Aim of the exercise: Write out all the lines again, precisely as they stand, but without the images.

Data section:
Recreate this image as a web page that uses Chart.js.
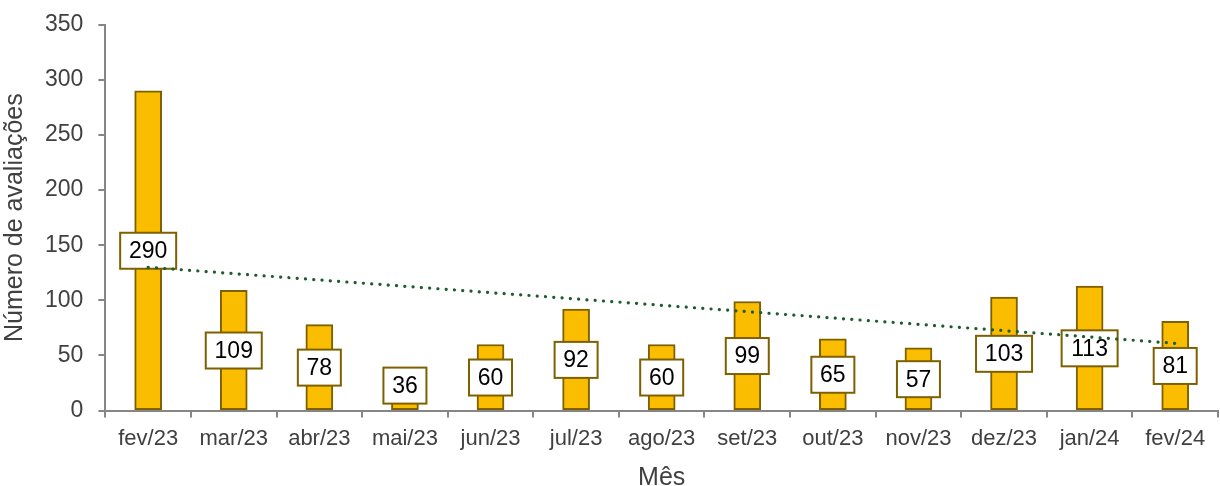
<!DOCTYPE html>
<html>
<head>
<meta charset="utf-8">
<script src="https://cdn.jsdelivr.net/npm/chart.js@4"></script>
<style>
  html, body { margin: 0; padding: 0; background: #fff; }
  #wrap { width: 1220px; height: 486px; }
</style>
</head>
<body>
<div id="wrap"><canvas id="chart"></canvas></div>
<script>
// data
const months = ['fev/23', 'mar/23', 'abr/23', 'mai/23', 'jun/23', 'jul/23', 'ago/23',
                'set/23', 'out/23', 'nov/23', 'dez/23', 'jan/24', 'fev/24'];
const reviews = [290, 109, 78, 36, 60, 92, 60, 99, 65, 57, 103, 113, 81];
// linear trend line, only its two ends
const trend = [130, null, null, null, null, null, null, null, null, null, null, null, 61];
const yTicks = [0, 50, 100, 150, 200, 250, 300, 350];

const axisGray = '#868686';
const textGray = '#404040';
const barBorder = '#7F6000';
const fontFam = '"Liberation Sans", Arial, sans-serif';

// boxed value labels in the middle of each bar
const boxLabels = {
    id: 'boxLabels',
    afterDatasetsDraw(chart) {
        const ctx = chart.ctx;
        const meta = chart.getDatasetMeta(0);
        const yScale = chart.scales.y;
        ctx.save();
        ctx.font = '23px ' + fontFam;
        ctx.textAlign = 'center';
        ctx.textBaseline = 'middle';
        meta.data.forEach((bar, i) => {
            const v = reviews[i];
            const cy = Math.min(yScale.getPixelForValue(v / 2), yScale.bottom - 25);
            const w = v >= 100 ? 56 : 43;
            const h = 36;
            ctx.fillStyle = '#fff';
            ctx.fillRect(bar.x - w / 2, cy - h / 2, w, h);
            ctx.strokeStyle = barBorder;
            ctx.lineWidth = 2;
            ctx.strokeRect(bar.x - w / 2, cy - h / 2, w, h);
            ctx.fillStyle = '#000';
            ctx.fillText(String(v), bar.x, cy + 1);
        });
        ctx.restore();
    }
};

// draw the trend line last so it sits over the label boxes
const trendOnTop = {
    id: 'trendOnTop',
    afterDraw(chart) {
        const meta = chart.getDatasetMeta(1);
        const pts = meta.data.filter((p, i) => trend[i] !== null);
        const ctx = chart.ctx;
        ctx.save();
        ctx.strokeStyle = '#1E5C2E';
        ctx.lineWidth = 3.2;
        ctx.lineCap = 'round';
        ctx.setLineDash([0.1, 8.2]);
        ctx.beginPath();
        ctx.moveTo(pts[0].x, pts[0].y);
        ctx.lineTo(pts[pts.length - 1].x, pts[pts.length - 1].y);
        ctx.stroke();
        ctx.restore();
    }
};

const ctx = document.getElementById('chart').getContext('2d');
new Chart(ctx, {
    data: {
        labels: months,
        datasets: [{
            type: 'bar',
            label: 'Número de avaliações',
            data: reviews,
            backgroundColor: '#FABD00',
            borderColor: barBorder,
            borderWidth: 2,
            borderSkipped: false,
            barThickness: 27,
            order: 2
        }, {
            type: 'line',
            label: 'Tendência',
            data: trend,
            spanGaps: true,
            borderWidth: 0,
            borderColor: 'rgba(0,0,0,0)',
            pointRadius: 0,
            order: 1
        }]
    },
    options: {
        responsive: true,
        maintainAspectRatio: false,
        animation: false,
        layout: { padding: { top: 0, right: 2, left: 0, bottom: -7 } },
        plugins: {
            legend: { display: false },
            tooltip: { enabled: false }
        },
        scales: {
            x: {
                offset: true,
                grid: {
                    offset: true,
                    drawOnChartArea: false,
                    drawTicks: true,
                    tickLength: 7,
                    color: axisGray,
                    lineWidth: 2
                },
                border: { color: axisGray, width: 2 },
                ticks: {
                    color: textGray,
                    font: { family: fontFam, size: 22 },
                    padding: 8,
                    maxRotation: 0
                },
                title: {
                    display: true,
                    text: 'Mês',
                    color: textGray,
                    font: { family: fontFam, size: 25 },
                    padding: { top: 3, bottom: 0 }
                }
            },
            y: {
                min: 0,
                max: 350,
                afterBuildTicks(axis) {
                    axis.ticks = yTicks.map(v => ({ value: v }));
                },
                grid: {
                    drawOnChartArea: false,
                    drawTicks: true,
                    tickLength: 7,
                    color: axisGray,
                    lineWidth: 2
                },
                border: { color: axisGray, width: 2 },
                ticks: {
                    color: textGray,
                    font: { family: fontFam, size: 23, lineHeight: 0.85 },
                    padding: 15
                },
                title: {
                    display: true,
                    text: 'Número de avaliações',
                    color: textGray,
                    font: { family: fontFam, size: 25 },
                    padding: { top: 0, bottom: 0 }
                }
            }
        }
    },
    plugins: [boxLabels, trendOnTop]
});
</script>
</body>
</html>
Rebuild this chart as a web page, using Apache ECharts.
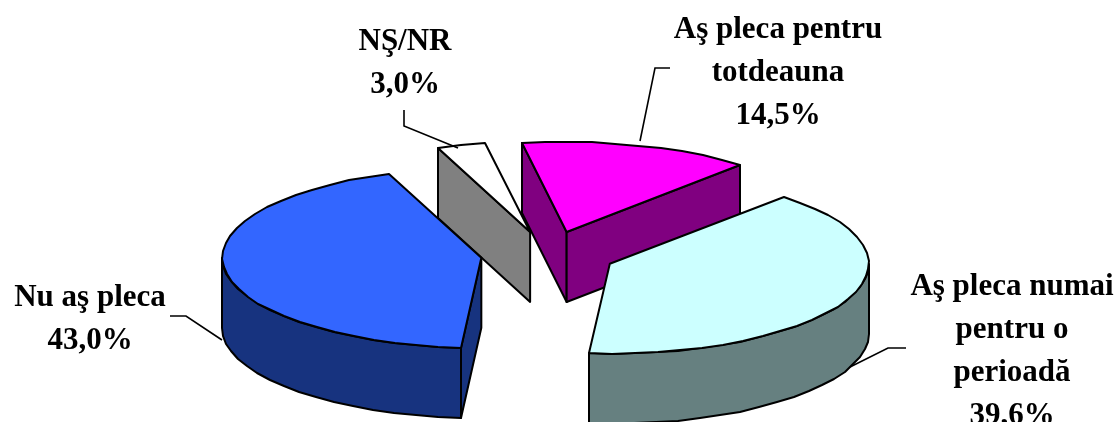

Completed task:
Recreate this image as a web page that uses Chart.js.
<!DOCTYPE html>
<html>
<head>
<meta charset="utf-8">
<script src="https://cdn.jsdelivr.net/npm/chart.js@4"></script>
<style>
  html, body { margin: 0; padding: 0; background: #fff; }
  #wrap { width: 1220px; height: 486px; }
</style>
</head>
<body>
<div id="wrap"><canvas id="chart"></canvas></div>
<script>
// data
const months = ['fev/23', 'mar/23', 'abr/23', 'mai/23', 'jun/23', 'jul/23', 'ago/23',
                'set/23', 'out/23', 'nov/23', 'dez/23', 'jan/24', 'fev/24'];
const reviews = [290, 109, 78, 36, 60, 92, 60, 99, 65, 57, 103, 113, 81];
// linear trend line, only its two ends
const trend = [130, null, null, null, null, null, null, null, null, null, null, null, 61];
const yTicks = [0, 50, 100, 150, 200, 250, 300, 350];

const axisGray = '#868686';
const textGray = '#404040';
const barBorder = '#7F6000';
const fontFam = '"Liberation Sans", Arial, sans-serif';

// boxed value labels in the middle of each bar
const boxLabels = {
    id: 'boxLabels',
    afterDatasetsDraw(chart) {
        const ctx = chart.ctx;
        const meta = chart.getDatasetMeta(0);
        const yScale = chart.scales.y;
        ctx.save();
        ctx.font = '23px ' + fontFam;
        ctx.textAlign = 'center';
        ctx.textBaseline = 'middle';
        meta.data.forEach((bar, i) => {
            const v = reviews[i];
            const cy = Math.min(yScale.getPixelForValue(v / 2), yScale.bottom - 25);
            const w = v >= 100 ? 56 : 43;
            const h = 36;
            ctx.fillStyle = '#fff';
            ctx.fillRect(bar.x - w / 2, cy - h / 2, w, h);
            ctx.strokeStyle = barBorder;
            ctx.lineWidth = 2;
            ctx.strokeRect(bar.x - w / 2, cy - h / 2, w, h);
            ctx.fillStyle = '#000';
            ctx.fillText(String(v), bar.x, cy + 1);
        });
        ctx.restore();
    }
};

// draw the trend line last so it sits over the label boxes
const trendOnTop = {
    id: 'trendOnTop',
    afterDraw(chart) {
        const meta = chart.getDatasetMeta(1);
        const pts = meta.data.filter((p, i) => trend[i] !== null);
        const ctx = chart.ctx;
        ctx.save();
        ctx.strokeStyle = '#1E5C2E';
        ctx.lineWidth = 3.2;
        ctx.lineCap = 'round';
        ctx.setLineDash([0.1, 8.2]);
        ctx.beginPath();
        ctx.moveTo(pts[0].x, pts[0].y);
        ctx.lineTo(pts[pts.length - 1].x, pts[pts.length - 1].y);
        ctx.stroke();
        ctx.restore();
    }
};

const ctx = document.getElementById('chart').getContext('2d');
new Chart(ctx, {
    data: {
        labels: months,
        datasets: [{
            type: 'bar',
            label: 'Número de avaliações',
            data: reviews,
            backgroundColor: '#FABD00',
            borderColor: barBorder,
            borderWidth: 2,
            borderSkipped: false,
            barThickness: 27,
            order: 2
        }, {
            type: 'line',
            label: 'Tendência',
            data: trend,
            spanGaps: true,
            borderWidth: 0,
            borderColor: 'rgba(0,0,0,0)',
            pointRadius: 0,
            order: 1
        }]
    },
    options: {
        responsive: true,
        maintainAspectRatio: false,
        animation: false,
        layout: { padding: { top: 0, right: 2, left: 0, bottom: -7 } },
        plugins: {
            legend: { display: false },
            tooltip: { enabled: false }
        },
        scales: {
            x: {
                offset: true,
                grid: {
                    offset: true,
                    drawOnChartArea: false,
                    drawTicks: true,
                    tickLength: 7,
                    color: axisGray,
                    lineWidth: 2
                },
                border: { color: axisGray, width: 2 },
                ticks: {
                    color: textGray,
                    font: { family: fontFam, size: 22 },
                    padding: 8,
                    maxRotation: 0
                },
                title: {
                    display: true,
                    text: 'Mês',
                    color: textGray,
                    font: { family: fontFam, size: 25 },
                    padding: { top: 3, bottom: 0 }
                }
            },
            y: {
                min: 0,
                max: 350,
                afterBuildTicks(axis) {
                    axis.ticks = yTicks.map(v => ({ value: v }));
                },
                grid: {
                    drawOnChartArea: false,
                    drawTicks: true,
                    tickLength: 7,
                    color: axisGray,
                    lineWidth: 2
                },
                border: { color: axisGray, width: 2 },
                ticks: {
                    color: textGray,
                    font: { family: fontFam, size: 23, lineHeight: 0.85 },
                    padding: 15
                },
                title: {
                    display: true,
                    text: 'Número de avaliações',
                    color: textGray,
                    font: { family: fontFam, size: 25 },
                    padding: { top: 0, bottom: 0 }
                }
            }
        }
    },
    plugins: [boxLabels, trendOnTop]
});
</script>
</body>
</html>
Rebuild this chart as a web page, using Apache ECharts.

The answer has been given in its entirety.